The volume is valuable for Sellars’ introduction as well, which, along with his article “Treasonous Tenant Farmers and Seditious Sharecroppers: The 1917 Green Corn Rebellion Trials,” provides an in-depth analysis of the conditions that led to the uprising, such as the rate of tenancy and the effects of land speculation on the farmers.
Land speculation saw the price rise from $6.50 per acre in 1900 to $22.49 per acre in 1910, an increase of 246 percent. This was combined with a rise in tenancy from 47,250 farms out of 108,000 in 1900, to 104,137 farms out of 190,192 in 1910. Of farms that were operated by their owners, “36,036 were heavily mortgaged.”

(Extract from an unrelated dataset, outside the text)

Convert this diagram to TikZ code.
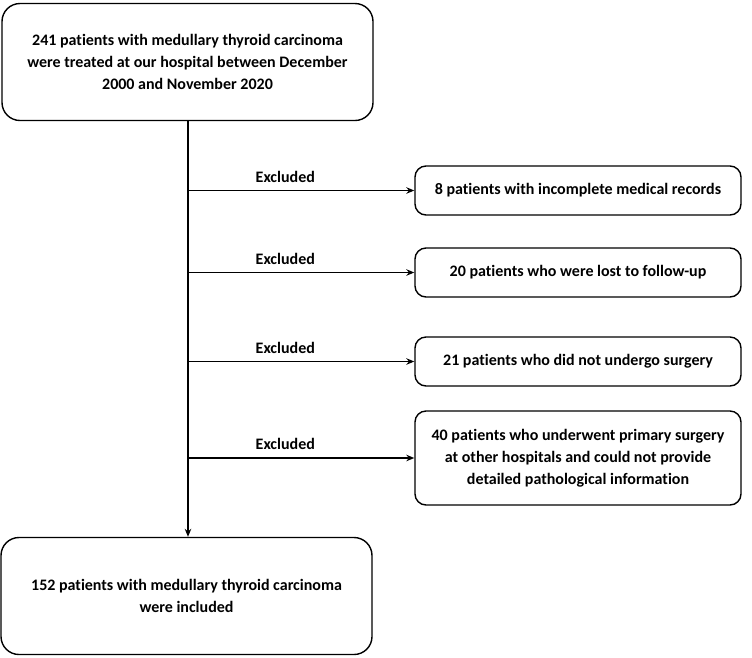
\documentclass[tikz,border=0pt]{standalone}
\usepackage{fontspec}
\setmainfont{Carlito}[Ligatures=NoCommon]
\usetikzlibrary{arrows.meta, positioning}
\tikzstyle{bigbox} = [rectangle, rounded corners=18pt, minimum width=371pt, minimum height=117pt, align=center, draw = black, line width=1.4pt, font=\bfseries\fontsize{16}{22}\selectfont]
\tikzstyle{exbox} = [rectangle, rounded corners=11pt, minimum width=326pt, minimum height=49pt, align=center, draw = black, line width=1.4pt, font=\bfseries\fontsize{16}{22}\selectfont]
\tikzstyle{arrow} = [->,>={Stealth[length=8pt,width=6.5pt]}, line width=1.4pt]
\tikzstyle{lbl} = [font=\bfseries\fontsize{16}{19}\selectfont]

\begin{document}
\begin{tikzpicture}[x=1pt, y=-1pt]
          \useasboundingbox (0,0) rectangle (752,657);
          \node[bigbox] (start) at (187.5,62){241 patients with medullary thyroid carcinoma\\ were treated at our hospital between December\\ 2000 and November 2020};
          \node[bigbox] (final) at (186.5,596){152 patients with medullary thyroid carcinoma\\ were included};

          \node[exbox] (ex1) at (578,190.5){8 patients with incomplete medical records};
          \node[exbox] (ex2) at (578,272.5){20 patients who were lost to follow-up};
          \node[exbox] (ex3) at (578,361.5){21 patients who did not undergo surgery};
          \node[exbox, minimum height=94pt] (ex4) at (578,458){40 patients who underwent primary surgery\\ at other hospitals and could not provide\\ detailed pathological information};

          \draw[arrow](start.south -| 188,0) -- (final.north -| 188,0);
          \foreach \i in {1,...,4}{
            \coordinate (b\i) at (ex\i.west -| 188,0);
            \draw[arrow](b\i) -- node[lbl, above, pos=0.43, yshift=4pt]{Excluded}(ex\i.west);
          }
        \end{tikzpicture}
\end{document}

In other words, the vast majority of farmers in Oklahoma (which became the 46th state in 1907) were either in severe debt or owned no land at all. Renters paid landlords in cash or kind, although most often in kind, in the form of crops. Sellars asserts that this amounted to a form of surplus value and at another point criticizes the Industrial Workers of the World’s reluctance to organize the tenant farmers because they weren’t wage workers.
Matters were exacerbated by the banks’ usurious practices, some of them charging astronomical rates of 2,000 percent. The tenants could never escape debt, nor could the small-scale farmers. Although such practices were outlawed, the laws were a farce because if a farmer attempted to take action against the illegal operations, the bank would blackball him and he could not obtain any more loans in the area. This practice is referred to in Cunningham’s novel.
The failure of the Green Corn rebels contrasts sharply of course with the success of the Bolsheviks, under quite different conditions in Russia, later in that same year. The Oklahoma rebels are subdued without their having fired a shot in anger (one tenant farmer was killed and many were jailed, some to long prison sentences), and Jim is finally conscripted under pressure from his brother. As Jim reads a newspaper while boarding a train, we find reference to Lenin and Trotsky, whose appearance interests Jim greatly even though his battle is seemingly over.
The Green Corn Rebellion moves quickly, but it makes many fine points. The novel establishes the conditions under which social upheaval takes place. The oppressed sharecroppers were certainly ready, more than ready for action. In their jubilation, they comment that they weren’t sure why they didn’t overthrow the government every year. But although the conditions of poverty and indebtedness were severe, the farmers were cut off from the working class, ill-coordinated in their actions and unprepared for what they faced. They could be easily suppressed when they discovered that the ruling class they were fighting would be represented by people known to them.
With all its limitations, Cunningham’s book sheds light on an explosive and fascinating episode in the American class struggle.